As far as I can follow the story, Noureddin was found dead in the canal in the early hours of Saturday 7th July 2012. The police initially claimed he jumped into the river himself, after allegedly stealing a mobile phone from a woman and running away. Later this changed to falling in after a fight, later to being pushed. They said nobody would be arrested in connection with the death, then claimed somebody had already been arrested. The police have refused an investigation; refused to let the family see the body; refused an autopsy. Understandably, the friends and family of Noureddin are deeply distressed and have since demonstrated every day, including the demonstration I attended on Wednesday 11th July.
For more information and updates see: https://calaismigrantsolidarity.wordpress.com/
11th July 2012
I’m on the boat to Calais, white froth lapping beneath the rumbling engine. It was an easy hitch from Brighton to the ferry. A Polish man took me from the garage on Preston Road to a lay-by on the A23. There were two lorries parked up and a small white van sandwiched between them. I stood in front of it with my little white ‘M25 East’ sign and a big grin. The man nodded and wound down his window. “Yep, I’ll take you.” Dave was a lovely man in his late 60s. We talked about how the weather effects people’s moods – “doesn’t bother me though”, he said chirpily, “I’ve always got a sunny disposition.” I could imagine that might be true. “You must have had a good life”, I told him. “Oh yes”, he said, nodding, “oh yes.”

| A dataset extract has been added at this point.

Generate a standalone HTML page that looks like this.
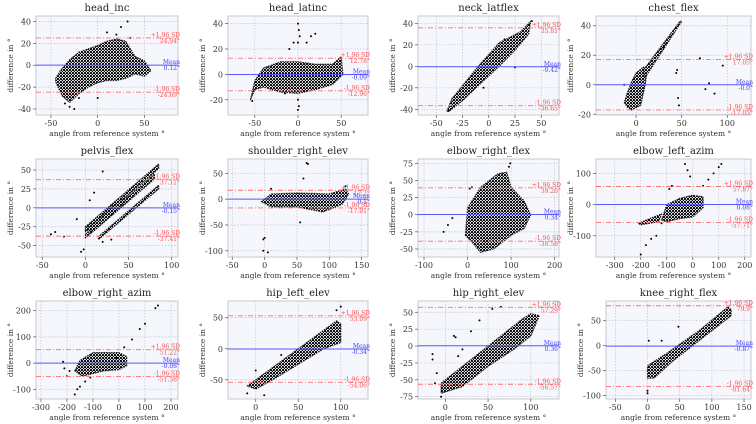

My third lift was with two women I met in the coffee queue. The mother was admiring my pot – beige with brown flowers and big black fire-stained patches, strapped to my pack. It goes clink when I bump into things. I asked if they were going down the M20. They looked alarmed, then laughed – “We don’t have a clue where we’re going!” But after consulting their GPS discovered they were going my way after all and took me to Maidstone Services, where I met Tim. He wasn’t really going my way when I asked him, but he came back for me five minutes later anyway – “I got picked up by someone when the volcano ash was happening”, he said.
Tim dropped me at the ferry terminal, where I walked up and down the short row of cars parked outside. A seventeen year old with dreadlocks and his mum took me onto the boat. They’d just come from Brighton too. The guy will be moving there soon to study music. I wrote down lots of links for him while we waited a full hour for the boat.
Smooth sailing over the Channel. A calm before the potential storm of Calais, where a well-loved Sudanese man was found dead a few days earlier.